One of the biggest changes to investing in recent times is the vast amount of choices available to investors of any size. The advent of ETFs has opened up markets and assets which almost no one could previously access – especially if you didn’t have a lot of money to invest.

It used to be you could invest in individual stocks, bonds, or mutual funds. Now, through ETFs, you can invest in everything from palladium to Thailand to foreign junk bonds. There are multiple ETFs available for a variety of strategies and investing philosophies as well (value, growth, income, etc.). Plus, these funds are available to just about anyone with a brokerage account.

The popularity of ETFs has also shined a light on asset class investing as a primary means of long-term/retirement strategies. Instead of just buying stock and bonds, many portfolios now are diversified into 10 to 15 (or more) asset classes, such as foreign government bonds, REITs, and commodities.

One of the most popular asset classes to invest in over the last decade has been emerging markets. This class includes countries like China, India, and Brazil. They tend to be countries which can experience high growth but also high risk (with China being the perfect example).

Related: 2 Stocks to Buy for the Death of the Combustion Engine

With major US indexes at or near all-time highs, and valuations reaching very frothy levels, investors may be turning to emerging markets for growth in the final weeks of the year. In fact, iShares MSCI Emerging Market ETF (NYSE: EEM) is seeing some massive bullish activity in its options. EEM is the most popular emerging market fund and one of the most popular ETFs period.

This past week, a trader made a gigantic bullish bet in EEM options expiring on December 15th.

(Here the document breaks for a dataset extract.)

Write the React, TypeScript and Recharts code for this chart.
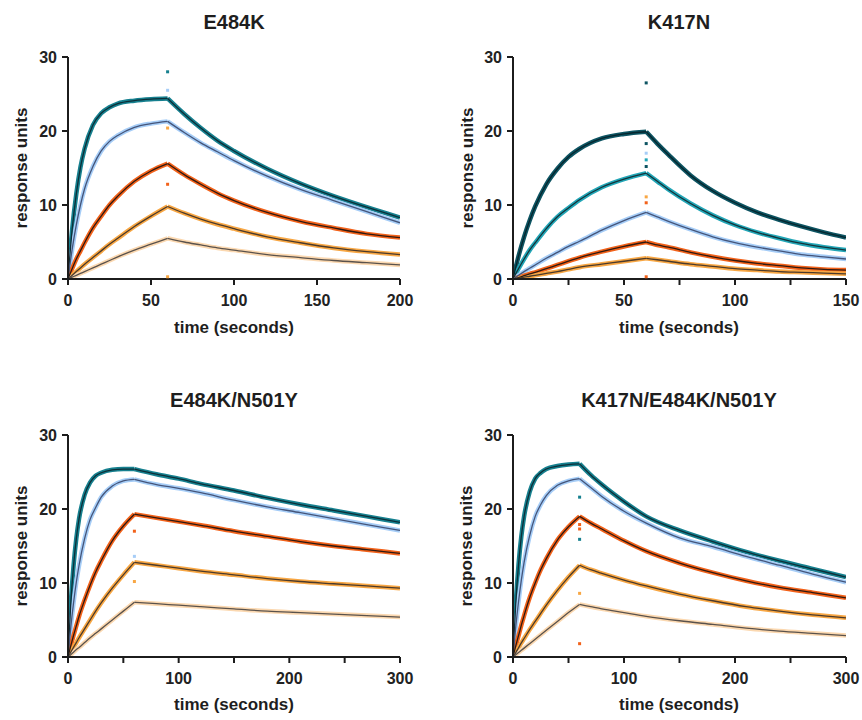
import React from 'react';
import { ComposedChart, Line, Scatter, XAxis, YAxis } from 'recharts';

const FONT = '"Liberation Sans", Arial, Helvetica, sans-serif';

// ---- E484K (0-200 s) ----
const e484kOnT = [0, 2.5, 5, 7.5, 10, 15, 20, 25, 30, 40, 50, 60];
const e484kOffT = [60, 70, 80, 90, 100, 120, 140, 160, 180, 200];
const e484kTealOn = [0, 6.7, 11.5, 15.1, 17.6, 20.8, 22.4, 23.2, 23.7, 24.1, 24.3, 24.4];
const e484kTealOff = [24.4, 22.3, 20.4, 18.7, 17.3, 14.9, 12.9, 11.2, 9.7, 8.3];
const e484kBlueOn = [0, 4.0, 7.3, 10.0, 12.2, 15.2, 17.3, 18.6, 19.4, 20.5, 21.0, 21.3];
const e484kBlueOff = [21.3, 19.8, 18.4, 17.2, 16.0, 13.9, 12.1, 10.6, 9.1, 7.6];
const e484kRedOn = [0, 1.4, 2.7, 3.8, 4.9, 6.9, 8.5, 10.0, 11.2, 13.2, 14.6, 15.6];
const e484kRedOff = [15.6, 14.1, 12.8, 11.6, 10.6, 9.0, 7.8, 6.9, 6.1, 5.6];
const e484kOrangeOn = [0, 0.5, 1.0, 1.5, 2.0, 2.9, 3.8, 4.7, 5.5, 7.1, 8.5, 9.8];
const e484kOrangeOff = [9.8, 8.9, 8.1, 7.4, 6.8, 5.7, 4.9, 4.2, 3.7, 3.3];
const e484kPeachOn = [0, 0.25, 0.5, 0.75, 1.0, 1.5, 2.0, 2.5, 3.0, 3.9, 4.7, 5.5];
const e484kPeachOff = [5.5, 5.0, 4.6, 4.2, 3.9, 3.3, 2.9, 2.5, 2.2, 1.9];
const e484kSpikes = [28.0, 25.5, 20.4, 12.8, 0.3];
const e484kSpikeColors = ['teal', 'lightBlue', 'orange', 'orangeRed', 'orange'];

// ---- K417N (0-150 s) ----
const k417nOnT = [0, 2.5, 5, 7.5, 10, 15, 20, 25, 30, 40, 50, 60];
const k417nOffT = [60, 65, 70, 80, 90, 100, 110, 120, 130, 140, 150];
const k417nDarkOn = [0, 3.1, 5.7, 7.9, 9.8, 12.8, 14.9, 16.5, 17.6, 19.0, 19.6, 19.9];
const k417nDarkOff = [19.9, 18.3, 16.8, 14.0, 11.9, 10.3, 9.0, 8.0, 7.1, 6.3, 5.6];
const k417nCyanOn = [0, 1.4, 2.7, 3.9, 4.9, 6.8, 8.4, 9.6, 10.7, 12.4, 13.5, 14.3];
const k417nCyanOff = [14.3, 13.2, 12.1, 10.2, 8.6, 7.3, 6.3, 5.5, 4.8, 4.3, 3.9];
const k417nBlueOn = [0, 0.5, 1.0, 1.45, 1.9, 2.8, 3.6, 4.4, 5.1, 6.6, 7.9, 9.0];
const k417nBlueOff = [9.0, 8.4, 7.8, 6.7, 5.7, 4.9, 4.3, 3.8, 3.3, 3.0, 2.7];
const k417nRedOn = [0, 0.2, 0.45, 0.7, 0.9, 1.4, 1.9, 2.4, 2.9, 3.7, 4.4, 5.0];
const k417nRedOff = [5.0, 4.6, 4.3, 3.6, 3.0, 2.5, 2.1, 1.8, 1.5, 1.3, 1.2];
const k417nOrangeOn = [0, 0.1, 0.25, 0.37, 0.5, 0.75, 1.0, 1.3, 1.6, 2.0, 2.4, 2.8];
const k417nOrangeOff = [2.8, 2.6, 2.4, 2.0, 1.7, 1.4, 1.2, 1.0, 0.9, 0.8, 0.7];
const k417nSpikes = [26.5, 18.3, 17.0, 16.1, 15.2, 11.1, 10.3, 0.3];
const k417nSpikeColors = ['darkTeal', 'darkTeal', 'lightBlue', 'cyan', 'darkTeal', 'orange', 'orangeRed', 'orangeRed'];

// ---- E484K/N501Y (0-300 s) ----
const en501OnT = [0, 2.5, 5, 7.5, 10, 15, 20, 25, 30, 40, 50, 60];
const en501OffT = [60, 80, 100, 120, 150, 180, 210, 240, 270, 300];
const en501TealOn = [0, 7.2, 12.3, 16.0, 18.7, 21.9, 23.6, 24.5, 24.9, 25.3, 25.4, 25.4];
const en501TealOff = [25.4, 24.7, 24.1, 23.4, 22.5, 21.5, 20.6, 19.8, 19.0, 18.2];
const en501BlueOn = [0, 4.0, 7.3, 10.1, 12.4, 16.0, 18.6, 20.2, 21.6, 23.1, 23.8, 24.0];
const en501BlueOff = [24.0, 23.3, 22.8, 22.2, 21.2, 20.3, 19.5, 18.7, 17.9, 17.1];
const en501RedOn = [0, 1.5, 2.9, 4.2, 5.5, 7.7, 9.7, 11.5, 13.0, 15.7, 17.7, 19.3];
const en501RedOff = [19.3, 18.8, 18.3, 17.8, 17.0, 16.3, 15.6, 15.0, 14.5, 14.0];
const en501OrangeOn = [0, 0.65, 1.3, 1.95, 2.6, 3.8, 5.0, 6.2, 7.3, 9.3, 11.1, 12.8];
const en501OrangeOff = [12.8, 12.4, 12.0, 11.6, 11.1, 10.6, 10.2, 9.9, 9.6, 9.3];
const en501PeachOn = [0, 0.3, 0.65, 1.0, 1.3, 1.95, 2.6, 3.2, 3.8, 5.0, 6.2, 7.4];
const en501PeachOff = [7.4, 7.2, 7.0, 6.8, 6.5, 6.2, 6.0, 5.8, 5.6, 5.4];
const en501Spikes = [17.0, 13.6, 10.2];
const en501SpikeColors = ['orangeRed', 'lightBlue', 'orange'];

// ---- K417N/E484K/N501Y (0-300 s) ----
const triOnT = [0, 2.5, 5, 7.5, 10, 15, 20, 25, 30, 40, 50, 60];
const triOffT = [60, 70, 80, 100, 120, 150, 180, 210, 240, 270, 300];
const triTealOn = [0, 7.3, 12.5, 16.3, 19.0, 22.3, 24.1, 24.9, 25.4, 25.8, 26.0, 26.1];
const triTealOff = [26.1, 24.6, 23.3, 21.0, 19.0, 17.1, 15.6, 14.2, 13.0, 11.9, 10.8];
const triBlueOn = [0, 4.1, 7.5, 10.4, 12.8, 16.4, 19.0, 20.6, 21.8, 23.2, 23.8, 24.1];
const triBlueOff = [24.1, 22.9, 21.7, 19.7, 18.1, 16.1, 14.9, 13.6, 12.4, 11.2, 10.1];
const triRedOn = [0, 1.5, 2.9, 4.3, 5.6, 8.0, 10.0, 11.8, 13.3, 15.8, 17.6, 19.0];
const triRedOff = [19.0, 18.1, 17.3, 15.7, 14.3, 12.7, 11.4, 10.3, 9.4, 8.7, 8.0];
const triOrangeOn = [0, 0.6, 1.25, 1.9, 2.5, 3.7, 4.8, 5.9, 7.0, 9.0, 10.8, 12.4];
const triOrangeOff = [12.4, 11.8, 11.3, 10.4, 9.6, 8.5, 7.6, 6.8, 6.2, 5.7, 5.3];
const triPeachOn = [0, 0.3, 0.6, 0.9, 1.2, 1.8, 2.4, 3.0, 3.6, 4.8, 6.0, 7.1];
const triPeachOff = [7.1, 6.8, 6.5, 6.0, 5.5, 4.9, 4.4, 3.9, 3.5, 3.2, 2.9];
const triSpikes = [21.6, 17.9, 17.3, 15.9, 8.6, 1.8];
const triSpikeColors = ['teal', 'orangeRed', 'orangeRed', 'teal', 'orange', 'orangeRed'];

const yTicks = [0, 10, 20, 30];

const COLORS: Record<string, string> = {
  teal: '#16808f',
  darkTeal: '#0d5462',
  cyan: '#22a6b7',
  lightBlue: '#a6cdf7',
  orangeRed: '#f2621a',
  orange: '#f8a744',
  peach: '#fbd8b0',
};

const FITS: Record<string, string> = {
  teal: '#0d2f38',
  darkTeal: '#06262e',
  cyan: '#14343a',
  lightBlue: '#45557a',
  orangeRed: '#2e1a12',
  orange: '#4a3a2c',
  peach: '#5a524c',
};

type Pt = { t: number; v: number };
type Series = { color: string; on: Pt[]; off: Pt[] };

const zip = (ts: number[], vs: number[]): Pt[] => ts.map((t, i) => ({ t, v: vs[i] }));

const mk = (color: string, onT: number[], on: number[], offT: number[], off: number[]): Series => ({
  color,
  on: zip(onT, on),
  off: zip(offT, off),
});

const axisColor = '#1c1c1c';
const tickStyle = { fontFamily: FONT, fontSize: 16, fontWeight: 700, fill: '#222' };

interface PanelProps {
  left: number;
  top: number;
  height: number;
  margin: { top: number; right: number; bottom: number; left: number };
  xMax: number;
  xTicks: number[];
  xLabels: number[];
  series: Series[];
  spikes: number[];
  spikeColors: string[];
}

const Panel: React.FC<PanelProps> = ({ left, top, height, margin, xMax, xTicks, xLabels, series, spikes, spikeColors }) => (
  <div style={{ position: 'absolute', left, top }}>
    <ComposedChart width={431} height={height} margin={margin}>
      <XAxis
        type="number"
        dataKey="t"
        domain={[0, xMax]}
        ticks={xTicks}
        tickFormatter={(v: number) => (xLabels.includes(v) ? String(v) : '')}
        allowDataOverflow
        height={50}
        tickSize={6}
        tickMargin={10}
        stroke={axisColor}
        strokeWidth={2}
        tick={tickStyle}
      />
      <YAxis
        type="number"
        dataKey="v"
        domain={[0, 30]}
        ticks={yTicks}
        allowDataOverflow
        width={40}
        tickSize={6}
        tickMargin={5}
        stroke={axisColor}
        strokeWidth={2}
        tick={tickStyle}
      />
      {series.map((s, i) =>
        [s.on, s.off].map((d, j) => (
          <Line
            key={`d${i}${j}`}
            data={d}
            dataKey="v"
            type="monotone"
            stroke={COLORS[s.color]}
            strokeWidth={4.5}
            strokeLinejoin="round"
            dot={false}
            isAnimationActive={false}
          />
        ))
      )}
      {spikes.map((v, i) => (
        <Scatter
          key={`s${i}`}
          data={[{ t: 60, v }]}
          dataKey="v"
          isAnimationActive={false}
          shape={(p: any) => (
            <rect x={p.cx - 1.5} y={p.cy - 1.5} width={3} height={3} fill={COLORS[spikeColors[i]]} />
          )}
        />
      ))}
      {series.map((s, i) =>
        [s.on, s.off].map((d, j) => (
          <Line
            key={`f${i}${j}`}
            data={d}
            dataKey="v"
            type="monotone"
            stroke={FITS[s.color]}
            strokeWidth={1.3}
            dot={false}
            isAnimationActive={false}
          />
        ))
      )}
    </ComposedChart>
  </div>
);

const Txt: React.FC<{ x: number; y: number; size: number; rotate?: boolean; children: React.ReactNode }> = ({
  x,
  y,
  size,
  rotate,
  children,
}) => (
  <div
    style={{
      position: 'absolute',
      left: x,
      top: y,
      transform: `translate(-50%, -50%)${rotate ? ' rotate(-90deg)' : ''}`,
      fontFamily: FONT,
      fontWeight: 700,
      fontSize: size,
      lineHeight: 1,
      color: '#1e1e1e',
      whiteSpace: 'nowrap',
    }}
  >
    {children}
  </div>
);

export default function App() {
  const p1 = [
    mk('teal', e484kOnT, e484kTealOn, e484kOffT, e484kTealOff),
    mk('lightBlue', e484kOnT, e484kBlueOn, e484kOffT, e484kBlueOff),
    mk('orangeRed', e484kOnT, e484kRedOn, e484kOffT, e484kRedOff),
    mk('orange', e484kOnT, e484kOrangeOn, e484kOffT, e484kOrangeOff),
    mk('peach', e484kOnT, e484kPeachOn, e484kOffT, e484kPeachOff),
  ];
  const p2 = [
    mk('darkTeal', k417nOnT, k417nDarkOn, k417nOffT, k417nDarkOff),
    mk('cyan', k417nOnT, k417nCyanOn, k417nOffT, k417nCyanOff),
    mk('lightBlue', k417nOnT, k417nBlueOn, k417nOffT, k417nBlueOff),
    mk('orangeRed', k417nOnT, k417nRedOn, k417nOffT, k417nRedOff),
    mk('orange', k417nOnT, k417nOrangeOn, k417nOffT, k417nOrangeOff),
  ];
  const p3 = [
    mk('teal', en501OnT, en501TealOn, en501OffT, en501TealOff),
    mk('lightBlue', en501OnT, en501BlueOn, en501OffT, en501BlueOff),
    mk('orangeRed', en501OnT, en501RedOn, en501OffT, en501RedOff),
    mk('orange', en501OnT, en501OrangeOn, en501OffT, en501OrangeOff),
    mk('peach', en501OnT, en501PeachOn, en501OffT, en501PeachOff),
  ];
  const p4 = [
    mk('teal', triOnT, triTealOn, triOffT, triTealOff),
    mk('lightBlue', triOnT, triBlueOn, triOffT, triBlueOff),
    mk('orangeRed', triOnT, triRedOn, triOffT, triRedOff),
    mk('orange', triOnT, triOrangeOn, triOffT, triOrangeOff),
    mk('peach', triOnT, triPeachOn, triOffT, triPeachOff),
  ];

  return (
    <div style={{ position: 'absolute', left: 0, top: 0, width: 862, height: 720, background: '#fff' }}>
      <Panel
        left={0}
        top={0}
        height={340}
        margin={{ top: 57, right: 31, bottom: 11, left: 28 }}
        xMax={200}
        xTicks={[0, 50, 100, 150, 200]}
        xLabels={[0, 50, 100, 150, 200]}
        series={p1}
        spikes={e484kSpikes}
        spikeColors={e484kSpikeColors}
      />
      <Panel
        left={431}
        top={0}
        height={340}
        margin={{ top: 57, right: 16, bottom: 11, left: 42 }}
        xMax={150}
        xTicks={[0, 25, 50, 75, 100, 125, 150]}
        xLabels={[0, 50, 100, 150]}
        series={p2}
        spikes={k417nSpikes}
        spikeColors={k417nSpikeColors}
      />
      <Panel
        left={0}
        top={360}
        height={360}
        margin={{ top: 75, right: 31, bottom: 13, left: 28 }}
        xMax={300}
        xTicks={[0, 50, 100, 150, 200, 250, 300]}
        xLabels={[0, 100, 200, 300]}
        series={p3}
        spikes={en501Spikes}
        spikeColors={en501SpikeColors}
      />
      <Panel
        left={431}
        top={360}
        height={360}
        margin={{ top: 75, right: 16, bottom: 13, left: 42 }}
        xMax={300}
        xTicks={[0, 50, 100, 150, 200, 250, 300]}
        xLabels={[0, 100, 200, 300]}
        series={p4}
        spikes={triSpikes}
        spikeColors={triSpikeColors}
      />

      <Txt x={234} y={22} size={20}>E484K</Txt>
      <Txt x={679} y={22} size={20}>K417N</Txt>
      <Txt x={234} y={400} size={20}>E484K/N501Y</Txt>
      <Txt x={679} y={400} size={20}>K417N/E484K/N501Y</Txt>

      <Txt x={234} y={327} size={17}>time (seconds)</Txt>
      <Txt x={679} y={327} size={17}>time (seconds)</Txt>
      <Txt x={234} y={704} size={17}>time (seconds)</Txt>
      <Txt x={679} y={704} size={17}>time (seconds)</Txt>

      <Txt x={21} y={168} size={17} rotate>response units</Txt>
      <Txt x={467} y={168} size={17} rotate>response units</Txt>
      <Txt x={21} y={546} size={17} rotate>response units</Txt>
      <Txt x={466} y={546} size={17} rotate>response units</Txt>
    </div>
  );
}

This three-way trade involved buying a call spread and partially financing it by selling puts. (By the way, that’s one of my favorite options strategies, but you have to a sizeable margin account to do it because of the naked short puts.)

With EEM at $46.75, the trader purchased the December 15th 47-48.50 call spread 102,000 times, while simultaneously selling 102,000 of the 44.5 puts in the same expiration. Normally, the call spread would cost $0.58, but selling the puts for $0.33 brought the total spread cost down to $0.25.

With a total cost of $0.25, the breakeven point for the trade is $47.25 and max gain is at $48.50. The dollar gain at $48.50 would be a whopping $12.75 million. On the flip side, if EEM closes below $47 on December 15th, the trade would cost $2.55 million (in premium spent) down to $44.50. Below $44.50, the loss potential rises as the price goes lower.

Of course, EEM isn’t an especially volatile ETF, so the chance of it plunging below $44.50 in the next 6 weeks is extremely low. Still, this is clearly a lot of money to bet on EEM going up. Losing $2.5 million if the ETF does nothing between now and then is a real possibility.

The trader likely believes investors will be looking at emerging markets to close out the year. Perhaps some in the investment community believe the US and other developed nations have peaked for the year.

Regardless, if you like the idea of taking a low risk bet on EEM, you can simply replicate the call spread portion of the trade. Since most investors won’t be trading 100,000-lots, paying $0.58 for $0.92 in upside is a perfectly reasonable thing to do.